China Labour Bulletin is quoted in the following article. Copyright remains with the original publisher
29 May 2013
By Earnest Kao
Guangzhou education authorities may reverse a policy which bars HIV carriers and people with sexually- transmitted diseases from teaching - a first for a country which has traditionally had a tough approach towards workers sufferering from these diseases.
Mandatory HIV tests are to be phased out from the draft list of health qualifications for Guangdong’s teachers by September, state media reported on Tuesday.
This comes less than six months after a regulation was proposed, which would have essentially banned people with HIV, gonorrhoea, syphilis, genital warts or any of "three other sexually transmitted diseases" from teaching.
The January announcement led to a wave of anti-discrimination lawsuits brought by disqualified teachers and widespread condemnation from rights groups.
Nanjing-based anti-discrimination NGO Justice for All hailed the new decision as a “landmark breakthrough” and a sign that anti-discrimination campaigns and efforts were beginning to “bear fruit”.
“When I first heard the news I almost burst in tears because I was so happy…My hope is to see the same standards applied to the rest of the country,” said Cheng Yuan, the Nanjing-based NGO director, told the Yangcheng Evening News.
HIV carriers are often excluded from civil service jobs, including teaching and policing in many provinces of China. Patients with rheumatoid arthritis have also recently been banned from working as teachers.
“At the moment most of anti-discrimination employment laws are decided at provincial or local level, but ideally, there should be national regulations on this,” said Geoffery Crothall, a spokesman for Hong Kong-based labour rights NGO China Labour Bulletin.

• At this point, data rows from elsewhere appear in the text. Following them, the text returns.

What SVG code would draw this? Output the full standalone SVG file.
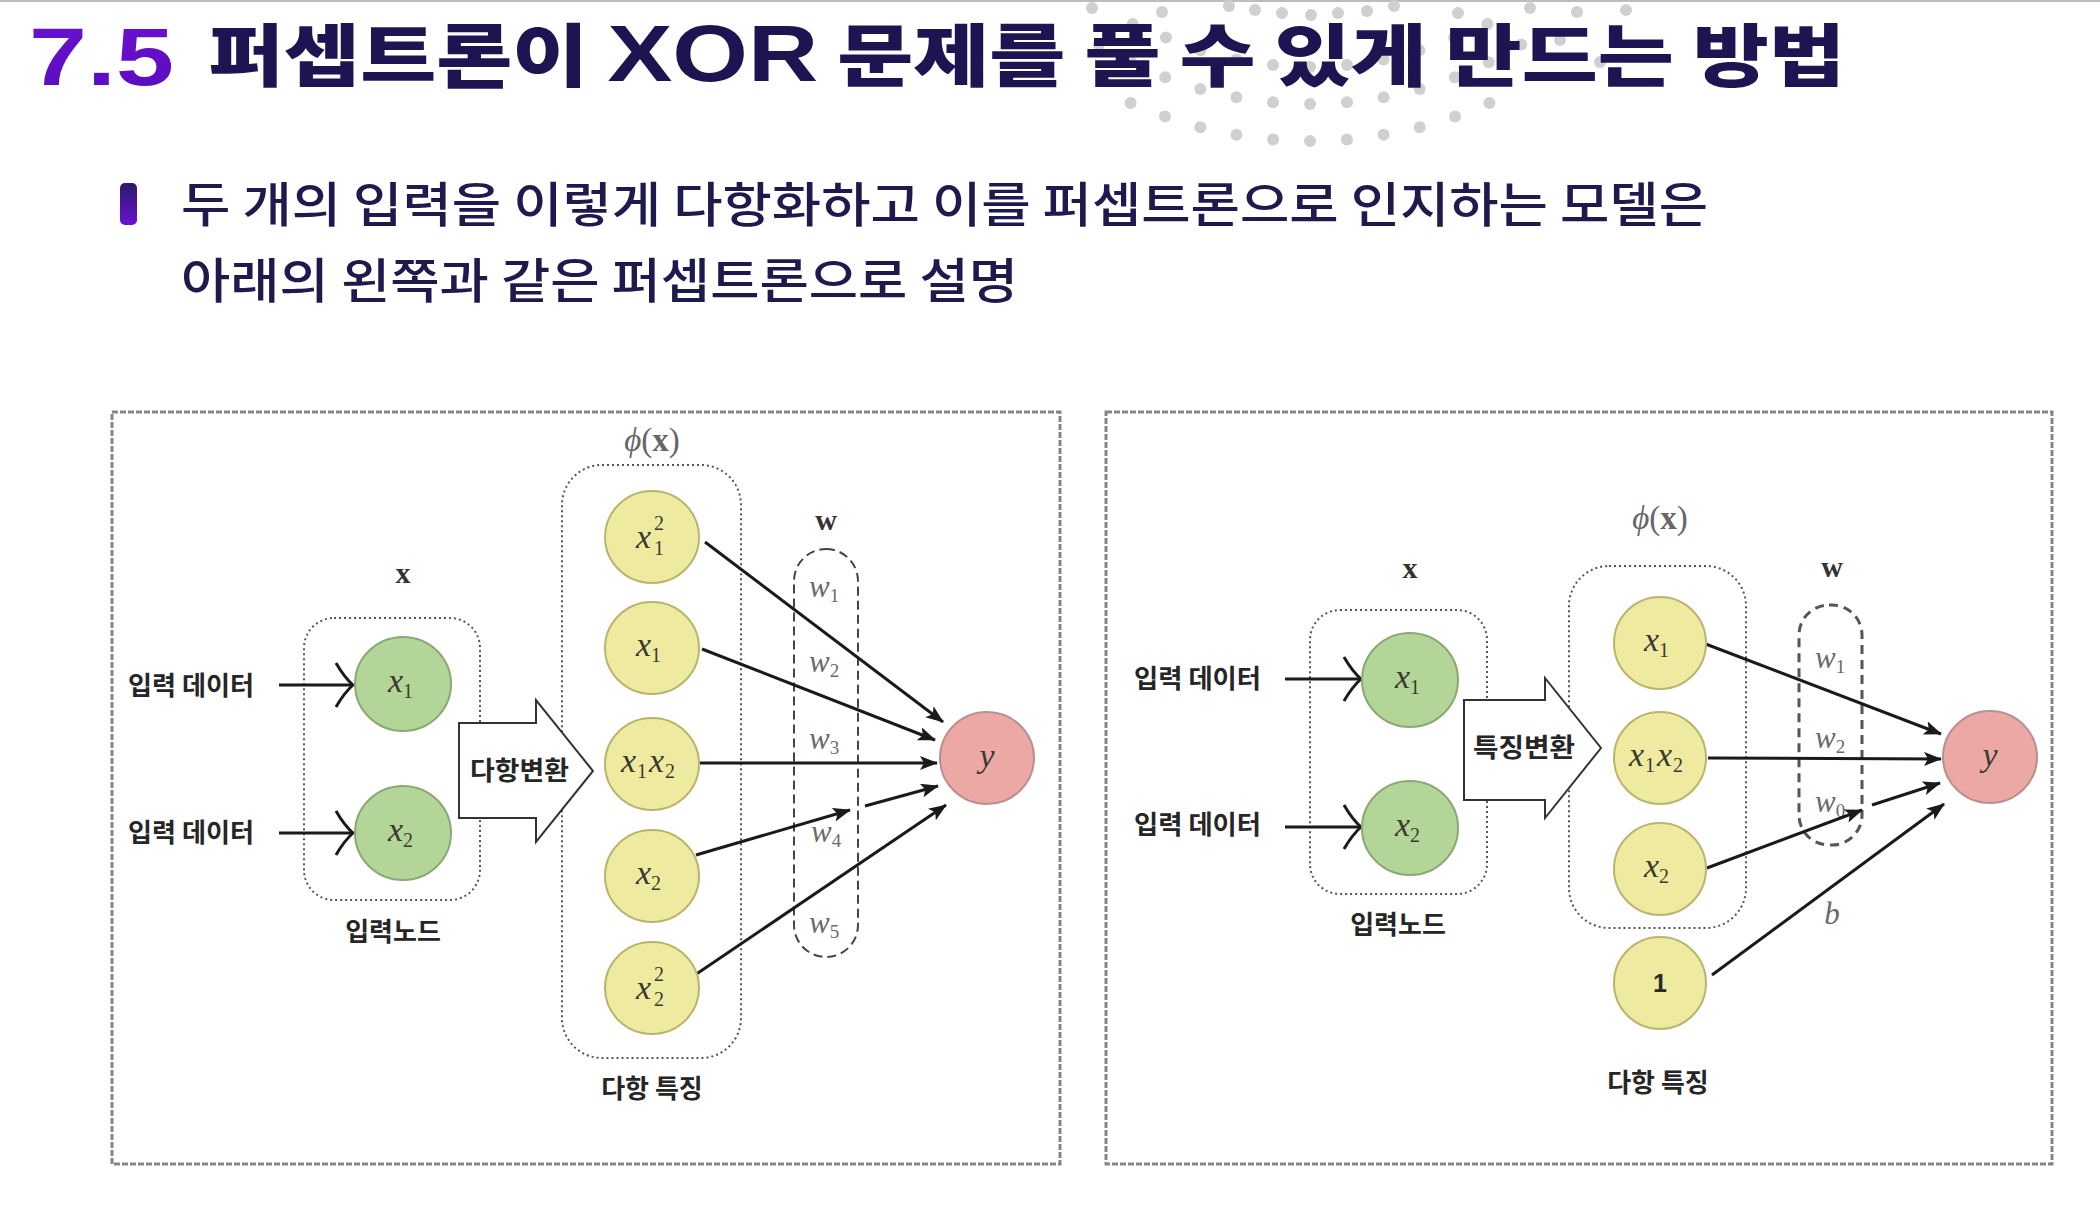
<svg xmlns="http://www.w3.org/2000/svg" width="2100" height="1222" viewBox="0 0 2100 1222">
<defs>
<style>
.kr{font-family:"Noto Sans CJK KR","Noto Sans",sans-serif;}
.lbl{font-family:"Noto Sans CJK KR","Noto Sans",sans-serif;font-weight:700;font-size:26px;fill:#262626;}
.m{font-family:"Liberation Serif","DejaVu Serif",serif;font-style:italic;font-size:34px;fill:#3a3a2e;}
.s{font-family:"Liberation Serif","DejaVu Serif",serif;font-style:normal;font-size:20px;fill:#3a3a2e;}
.wl{font-family:"Liberation Serif","DejaVu Serif",serif;font-style:italic;font-size:31px;fill:#6a6a6a;}
.ws{font-family:"Liberation Serif","DejaVu Serif",serif;font-style:normal;font-size:19px;fill:#6a6a6a;}
.bold{font-family:"Liberation Serif","DejaVu Serif",serif;font-weight:700;font-size:30px;fill:#333;}
.phi{font-family:"Liberation Serif","DejaVu Serif",serif;font-size:33px;fill:#666;}
.frame{fill:none;stroke:#858585;stroke-width:3;stroke-dasharray:6 2;}
.dot{fill:none;stroke:#555;stroke-width:2;stroke-dasharray:2 3;}
.dash{fill:none;stroke:#444;stroke-width:2;stroke-dasharray:9 5;}
.green{fill:#b3d597;stroke:#8aa875;stroke-width:2;}
.yellow{fill:#eeeba0;stroke:#b9b46e;stroke-width:2;}
.pink{fill:#eba8a5;stroke:#b98f8f;stroke-width:2;}
.hollow{fill:#fff;stroke:#333;stroke-width:2;}
.in{stroke:#1a1a1a;stroke-width:3;fill:none;marker-end:url(#open);}
.ed{stroke:#1a1a1a;stroke-width:3;fill:none;marker-end:url(#head);}
</style>
<marker id="open" markerUnits="userSpaceOnUse" markerWidth="24" markerHeight="50" refX="19" refY="24" orient="auto">
<path d="M2,2 Q10,16 19,24 Q10,32 2,46" fill="none" stroke="#1a1a1a" stroke-width="3"/>
</marker>
<marker id="head" markerUnits="userSpaceOnUse" markerWidth="20" markerHeight="14" refX="17" refY="7" orient="auto">
<path d="M0,0 L18,7 L0,14 L4,7 Z" fill="#1a1a1a"/>
</marker>
<linearGradient id="gPurple" x1="0" y1="0" x2="0" y2="1">
<stop offset="0" stop-color="#6a12d4"/>
<stop offset="1" stop-color="#5a0cbc"/>
</linearGradient>
<linearGradient id="gBullet" x1="0" y1="0" x2="0" y2="1">
<stop offset="0" stop-color="#2a1a6a"/>
<stop offset="1" stop-color="#6a12d0"/>
</linearGradient>
</defs>
<rect width="2100" height="1222" fill="#fff"/>
<rect x="0" y="0" width="2100" height="2" fill="#bdbdbd"/>
<g id="dots" fill="#d0d0d0">
<circle cx="1130.6" cy="102.9" r="6"/><circle cx="1165" cy="116.5" r="6"/><circle cx="1200.3" cy="127.2" r="6"/><circle cx="1236.4" cy="134.8" r="6"/><circle cx="1273.1" cy="139.5" r="6"/><circle cx="1310" cy="141" r="6"/><circle cx="1346.9" cy="139.5" r="6"/><circle cx="1383.6" cy="134.8" r="6"/><circle cx="1419.7" cy="127.2" r="6"/><circle cx="1455" cy="116.5" r="6"/><circle cx="1489.4" cy="102.9" r="6"/>
<circle cx="1310" cy="104" r="6"/><circle cx="1273" cy="102.3" r="6"/><circle cx="1347" cy="102.3" r="6"/><circle cx="1236.4" cy="97.3" r="6"/><circle cx="1383.6" cy="97.3" r="6"/><circle cx="1200.3" cy="88.9" r="6"/><circle cx="1419.7" cy="88.9" r="6"/><circle cx="1165.2" cy="77.2" r="6"/><circle cx="1454.8" cy="77.2" r="6"/><circle cx="1131.3" cy="62.3" r="6"/><circle cx="1488.7" cy="62.3" r="6"/><circle cx="1098.9" cy="44.5" r="6"/><circle cx="1521.1" cy="44.5" r="6"/>
<circle cx="1310" cy="67" r="6"/><circle cx="1273" cy="65.1" r="6"/><circle cx="1347" cy="65.1" r="6"/><circle cx="1236.5" cy="59.5" r="6"/><circle cx="1383.5" cy="59.5" r="6"/><circle cx="1200.6" cy="50.3" r="6"/><circle cx="1419.4" cy="50.3" r="6"/><circle cx="1165.9" cy="37.5" r="6"/><circle cx="1454.1" cy="37.5" r="6"/><circle cx="1132.6" cy="24" r="6"/><circle cx="1487.4" cy="24" r="6"/><circle cx="1560" cy="40" r="6"/><circle cx="1600" cy="62" r="6"/>
<circle cx="1092" cy="8" r="6"/><circle cx="1162" cy="12" r="6"/><circle cx="1229" cy="6" r="6"/><circle cx="1255" cy="10" r="6"/><circle cx="1282" cy="13" r="6"/><circle cx="1311" cy="15" r="6"/><circle cx="1338" cy="13" r="6"/><circle cx="1367" cy="11" r="6"/><circle cx="1394" cy="6" r="6"/><circle cx="1458" cy="13" r="6"/><circle cx="1530" cy="8" r="6"/><circle cx="1577" cy="12" r="6"/><circle cx="1626" cy="10" r="6"/>
</g>
<g id="title">
<text x="29" y="85" font-family="Liberation Sans, Arial, sans-serif" font-size="82" font-weight="700" textLength="145" lengthAdjust="spacingAndGlyphs" fill="url(#gPurple)">7.5</text>
<text class="kr" x="208" y="81" font-size="68" font-weight="900" textLength="1637" lengthAdjust="spacingAndGlyphs" fill="#1d1452">퍼셉트론이 <tspan font-family="Liberation Sans, Arial, sans-serif" font-weight="700" font-size="80">XOR</tspan> 문제를 풀 수 있게 만드는 방법</text>
</g>
<g id="bullet">
<rect x="120" y="183" width="17" height="42" rx="5" fill="url(#gBullet)"/>
<text class="kr" x="181" y="222" font-size="48" font-weight="500" textLength="1527" lengthAdjust="spacingAndGlyphs" fill="#1e1a4d">두 개의 입력을 이렇게 다항화하고 이를 퍼셉트론으로 인지하는 모델은</text>
<text class="kr" x="181" y="298" font-size="48" font-weight="500" textLength="837" lengthAdjust="spacingAndGlyphs" fill="#1e1a4d">아래의 왼쪽과 같은 퍼셉트론으로 설명</text>
</g>

<!-- LEFT DIAGRAM -->
<g id="left-frame"><rect class="frame" x="112" y="412" width="948" height="752"/></g>
<g id="left-input-box">
<rect class="dot" x="304" y="618" width="176" height="282" rx="30"/>
<text class="bold" x="403" y="583" text-anchor="middle">x</text>
<text class="lbl" x="393" y="941" text-anchor="middle">입력노드</text>
</g>
<g id="left-feature-box">
<rect class="dot" x="562" y="465" width="179" height="593" rx="40"/>
<text class="phi" x="652" y="451" text-anchor="middle"><tspan font-style="italic">ϕ</tspan>(<tspan font-weight="700">x</tspan>)</text>
<text class="lbl" x="652" y="1098" text-anchor="middle">다항 특징</text>
</g>
<g id="left-w-box">
<rect class="dash" x="794" y="549" width="64" height="408" rx="32"/>
<text class="bold" x="826" y="530" text-anchor="middle">w</text>
<text class="wl" x="809" y="597">w<tspan class="ws" dy="5">1</tspan></text>
<text class="wl" x="809" y="672">w<tspan class="ws" dy="5">2</tspan></text>
<text class="wl" x="809" y="749">w<tspan class="ws" dy="5">3</tspan></text>
<text class="wl" x="811" y="842">w<tspan class="ws" dy="5">4</tspan></text>
<text class="wl" x="809" y="933">w<tspan class="ws" dy="5">5</tspan></text>
</g>
<g id="left-labels">
<text class="lbl" x="128" y="695" textLength="126" lengthAdjust="spacingAndGlyphs">입력 데이터</text>
<text class="lbl" x="128" y="842" textLength="126" lengthAdjust="spacingAndGlyphs">입력 데이터</text>
</g>

<!-- RIGHT DIAGRAM -->
<g id="right-frame"><rect class="frame" x="1106" y="412" width="946" height="752"/></g>
<g id="right-input-box">
<rect class="dot" x="1310" y="610" width="177" height="284" rx="30"/>
<text class="bold" x="1410" y="578" text-anchor="middle">x</text>
<text class="lbl" x="1398" y="934" text-anchor="middle">입력노드</text>
</g>
<g id="right-feature-box">
<rect class="dot" x="1569" y="566" width="177" height="362" rx="40"/>
<text class="phi" x="1660" y="529" text-anchor="middle"><tspan font-style="italic">ϕ</tspan>(<tspan font-weight="700">x</tspan>)</text>
<text class="lbl" x="1658" y="1092" text-anchor="middle">다항 특징</text>
</g>
<g id="right-w-box">
<rect x="1799" y="605" width="63" height="240" rx="30" fill="none" stroke="#555" stroke-width="3" stroke-dasharray="9 6"/>
<text class="bold" x="1832" y="577" text-anchor="middle">w</text>
<text class="wl" x="1815" y="668">w<tspan class="ws" dy="5">1</tspan></text>
<text class="wl" x="1815" y="748">w<tspan class="ws" dy="5">2</tspan></text>
<text class="wl" x="1815" y="812">w<tspan class="ws" dy="5">0</tspan></text>
<text class="wl" x="1832" y="924" text-anchor="middle">b</text>
</g>
<g id="right-labels">
<text class="lbl" x="1134" y="688" textLength="127" lengthAdjust="spacingAndGlyphs">입력 데이터</text>
<text class="lbl" x="1134" y="834" textLength="127" lengthAdjust="spacingAndGlyphs">입력 데이터</text>
</g>

<g id="connectors">
<line class="in" x1="279" y1="685" x2="353" y2="685"/>
<line class="in" x1="279" y1="833" x2="353" y2="833"/>
<line class="ed" x1="705" y1="542" x2="943" y2="722"/>
<line class="ed" x1="702" y1="649" x2="935" y2="740"/>
<line class="ed" x1="700" y1="763" x2="937" y2="763"/>
<line class="ed" x1="696" y1="855" x2="850" y2="810"/>
<line class="ed" x1="865" y1="806" x2="938" y2="786"/>
<line class="ed" x1="692" y1="977" x2="946" y2="805"/>
<line class="in" x1="1285" y1="679" x2="1361" y2="679"/>
<line class="in" x1="1285" y1="827" x2="1361" y2="827"/>
<line class="ed" x1="1703" y1="643" x2="1941" y2="734"/>
<line class="ed" x1="1708" y1="758" x2="1941" y2="759"/>
<line class="ed" x1="1707" y1="868" x2="1862" y2="810"/>
<line class="ed" x1="1872" y1="805" x2="1940" y2="783"/>
<line class="ed" x1="1712" y1="975" x2="1944" y2="804"/>
</g>

<g id="left-transform">
<polygon class="hollow" points="459,723 536,723 536,700 593,771 536,842 536,818 459,818"/>
<text class="lbl" x="470" y="780" textLength="99" lengthAdjust="spacingAndGlyphs">다항변환</text>
</g>
<g id="right-transform">
<polygon class="hollow" points="1464,700 1545,700 1545,678 1601,748 1545,818 1545,800 1464,800"/>
<text class="lbl" x="1473" y="757" textLength="102" lengthAdjust="spacingAndGlyphs">특징변환</text>
</g>

<g id="node-l-x1"><ellipse class="green" cx="403" cy="684" rx="48" ry="47"/><text class="m" x="388" y="692">x<tspan class="s" dy="6">1</tspan></text></g>
<g id="node-l-x2"><ellipse class="green" cx="403" cy="833" rx="48" ry="47"/><text class="m" x="388" y="841">x<tspan class="s" dy="6">2</tspan></text></g>
<g id="node-l-x1sq"><ellipse class="yellow" cx="652" cy="537" rx="47" ry="46"/><text class="m" x="636" y="548">x</text><text class="s" x="654" y="530">2</text><text class="s" x="654" y="555">1</text></g>
<g id="node-l-f-x1"><ellipse class="yellow" cx="652" cy="648" rx="47" ry="46"/><text class="m" x="636" y="656">x<tspan class="s" dy="6">1</tspan></text></g>
<g id="node-l-x1x2"><ellipse class="yellow" cx="652" cy="764" rx="47" ry="46"/><text class="m" x="621" y="772">x</text><text class="s" x="637" y="778">1</text><text class="m" x="649" y="772">x</text><text class="s" x="665" y="778">2</text></g>
<g id="node-l-f-x2"><ellipse class="yellow" cx="652" cy="876" rx="47" ry="46"/><text class="m" x="636" y="884">x<tspan class="s" dy="6">2</tspan></text></g>
<g id="node-l-x2sq"><ellipse class="yellow" cx="652" cy="988" rx="47" ry="46"/><text class="m" x="636" y="999">x</text><text class="s" x="654" y="981">2</text><text class="s" x="654" y="1006">2</text></g>
<g id="node-l-y"><ellipse class="pink" cx="987" cy="758" rx="47" ry="46"/><text class="m" x="987" y="767" text-anchor="middle">y</text></g>

<g id="node-r-x1"><ellipse class="green" cx="1410" cy="680" rx="48" ry="47"/><text class="m" x="1395" y="688">x<tspan class="s" dy="6">1</tspan></text></g>
<g id="node-r-x2"><ellipse class="green" cx="1410" cy="828" rx="48" ry="47"/><text class="m" x="1395" y="836">x<tspan class="s" dy="6">2</tspan></text></g>
<g id="node-r-f-x1"><ellipse class="yellow" cx="1660" cy="643" rx="46" ry="46"/><text class="m" x="1644" y="651">x<tspan class="s" dy="6">1</tspan></text></g>
<g id="node-r-x1x2"><ellipse class="yellow" cx="1660" cy="758" rx="46" ry="46"/><text class="m" x="1629" y="766">x</text><text class="s" x="1645" y="772">1</text><text class="m" x="1657" y="766">x</text><text class="s" x="1673" y="772">2</text></g>
<g id="node-r-f-x2"><ellipse class="yellow" cx="1660" cy="869" rx="46" ry="46"/><text class="m" x="1644" y="877">x<tspan class="s" dy="6">2</tspan></text></g>
<g id="node-r-one"><ellipse class="yellow" cx="1660" cy="983" rx="46" ry="46"/><text x="1660" y="992" text-anchor="middle" font-family="Liberation Sans, sans-serif" font-weight="700" font-size="25" fill="#2a2a2a">1</text></g>
<g id="node-r-y"><ellipse class="pink" cx="1990" cy="757" rx="47" ry="46"/><text class="m" x="1990" y="766" text-anchor="middle">y</text></g>
</svg>
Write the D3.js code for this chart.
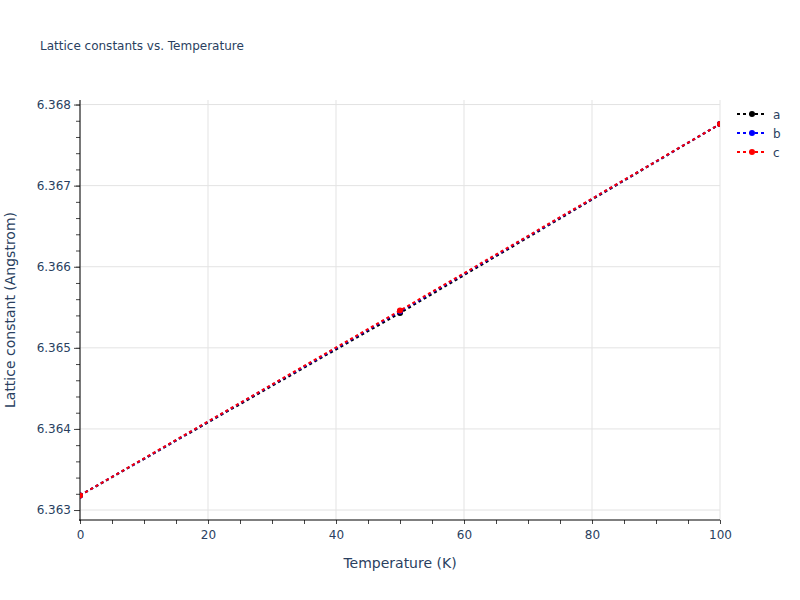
<!DOCTYPE html>
<html>
<head>
<meta charset="utf-8">
<script src="https://cdn.jsdelivr.net/npm/d3@7"></script>
<style>
  body { margin: 0; background: #fff; }
  text { font-family: "DejaVu Sans", verdana, arial, sans-serif; }
</style>
</head>
<body>
<div id="chart"></div>
<script>
// data
const temperatures = [0, 50, 100];
const seriesNames = ["a", "b", "c"];
const seriesColors = ["#000000", "#0000ff", "#ff0000"];
const valuesA = [6.36318, 6.36543, 6.36776];
const valuesB = [6.36318, 6.36545, 6.36776];
const valuesC = [6.36318, 6.36546, 6.36776];
const xTicks = [0, 20, 40, 60, 80, 100];
const yTicks = [6.363, 6.364, 6.365, 6.366, 6.367, 6.368];

function drawChart() {
    const width = 800, height = 600;
    const margin = { left: 80, right: 80, top: 100, bottom: 80 };
    const fontColor = "#2a3f5f";

    const svg = d3.select("#chart").append("svg").attr("width", width).attr("height", height);

    const x = d3.scaleLinear().domain([0, 100]).range([margin.left, width - margin.right]);
    const y = d3.scaleLinear().domain([6.362877, 6.368056]).range([height - margin.bottom, margin.top]);

    svg.append("defs").append("clipPath").attr("id", "plotclip")
        .append("rect").attr("x", margin.left).attr("y", margin.top)
        .attr("width", width - margin.left - margin.right).attr("height", height - margin.top - margin.bottom);

    // grid
    svg.append("g").selectAll("line").data(xTicks).join("line")
        .attr("x1", d => x(d)).attr("x2", d => x(d))
        .attr("y1", margin.top).attr("y2", height - margin.bottom)
        .attr("stroke", "#e3e3e3").attr("stroke-width", 1);
    svg.append("g").selectAll("line").data(yTicks).join("line")
        .attr("x1", margin.left).attr("x2", width - margin.right)
        .attr("y1", d => y(d)).attr("y2", d => y(d))
        .attr("stroke", "#e3e3e3").attr("stroke-width", 1);

    // axes
    const xMinor = d3.range(0, 101, 5);
    const yMinor = d3.range(0, 26).map(i => 6.363 + i * 0.0002).filter(v => v <= 6.368056);

    const xAxisG = svg.append("g").attr("transform", `translate(0,${height - margin.bottom})`);
    xAxisG.call(d3.axisBottom(x).tickValues(xMinor).tickSize(4).tickFormat(""))
        .call(g => g.select(".domain").remove())
        .call(g => g.selectAll(".tick line").attr("stroke", "#444"));
    xAxisG.append("g").call(d3.axisBottom(x).tickValues(xTicks).tickSize(4).tickPadding(6).tickFormat(d3.format("d")))
        .call(g => g.select(".domain").remove())
        .call(g => g.selectAll(".tick line").attr("stroke", "#444"))
        .call(g => g.selectAll("text").attr("fill", fontColor).attr("font-size", 12).attr("font-family", null));
    xAxisG.append("line").attr("x1", margin.left - 1).attr("x2", width - margin.right)
        .attr("stroke", "#000").attr("stroke-width", 1);

    const yAxisG = svg.append("g").attr("transform", `translate(${margin.left},0)`);
    yAxisG.call(d3.axisLeft(y).tickValues(yMinor).tickSize(4).tickFormat(""))
        .call(g => g.select(".domain").remove())
        .call(g => g.selectAll(".tick line").attr("stroke", "#444"));
    yAxisG.append("g").call(d3.axisLeft(y).tickValues(yTicks).tickSize(6).tickPadding(3).tickFormat(d3.format(".3f")))
        .call(g => g.select(".domain").remove())
        .call(g => g.selectAll(".tick line").attr("stroke", "#444"))
        .call(g => g.selectAll("text").attr("fill", fontColor).attr("font-size", 12).attr("font-family", null));
    yAxisG.append("line").attr("y1", margin.top).attr("y2", height - margin.bottom + 1)
        .attr("stroke", "#000").attr("stroke-width", 1);

    // series
    const series = [valuesA, valuesB, valuesC].map((vals, i) => ({
        name: seriesNames[i], color: seriesColors[i],
        points: temperatures.map((t, j) => ({ t, v: vals[j] }))
    }));
    const line = d3.line().x(d => x(d.t)).y(d => y(d.v));
    const plot = svg.append("g").attr("clip-path", "url(#plotclip)");
    series.forEach(s => {
        const g = plot.append("g");
        g.append("path").datum(s.points).attr("d", line)
            .attr("fill", "none").attr("stroke", s.color).attr("stroke-width", 2)
            .attr("stroke-dasharray", "3,3");
        g.selectAll("circle").data(s.points).join("circle")
            .attr("cx", d => x(d.t)).attr("cy", d => y(d.v)).attr("r", 3)
            .attr("fill", s.color);
    });

    // legend
    const legend = svg.append("g").attr("transform", "translate(737,114)");
    series.forEach((s, i) => {
        const g = legend.append("g").attr("transform", `translate(0,${i * 19})`);
        g.append("line").attr("x1", 0).attr("x2", 30)
            .attr("stroke", s.color).attr("stroke-width", 2).attr("stroke-dasharray", "3,3");
        g.append("circle").attr("cx", 15).attr("cy", 0).attr("r", 3).attr("fill", s.color);
        g.append("text").attr("x", 36).attr("y", 4.5).attr("font-size", 12)
            .attr("fill", fontColor).text(s.name);
    });

    // titles
    svg.append("text").attr("x", 40).attr("y", 50).attr("font-size", 12)
        .attr("fill", fontColor).text("Lattice constants vs. Temperature");
    svg.append("text").attr("x", x(50)).attr("y", 568).attr("text-anchor", "middle")
        .attr("font-size", 14).attr("fill", fontColor).text("Temperature (K)");
    svg.append("text").attr("transform", `translate(15,${(margin.top + height - margin.bottom) / 2}) rotate(-90)`)
        .attr("text-anchor", "middle").attr("font-size", 14).attr("fill", fontColor)
        .text("Lattice constant (Angstrom)");
}

document.addEventListener("DOMContentLoaded", () => {
    drawChart();
});
</script>
</body>
</html>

“It will be up to Guangdong authorities to actually make sure that this new opening up to teachers with HIV is enforced…schools and educational institutions which continue to demand forced HIV tests should have to face sanctions.
”While anti-discrimination groups welcomed the announcement, some Guangdong parents were concerned that children could be at risk of infection.
“Those who do not have children will not understand how parents feel. It is simply impossible for a few not to be discriminated when it can potentially harm the interests of the wider public…I do not think most parents would approve of this,” said one user on microblog Sina Weibo.
“If the government can guarantee that all HIV-infected patients are not child molesters and paedophiles then yes this is appropriate thing to do. But can they?” another asked.
Close to 45 per cent of 330 internet users in an online poll voted against HIV carriers working as teachers in January. Most were worried that small children who were unaware of HIV prevention measures could be infected through open wounds.
According to the Chinese Centre for Disease Control and Prevention, China had an estimated 780,000 people HIV-Aids sufferers at the end of 2011. The country set an ambitious goal in 2010 to slash HIV infection rates by 25 per cent by the year 2015.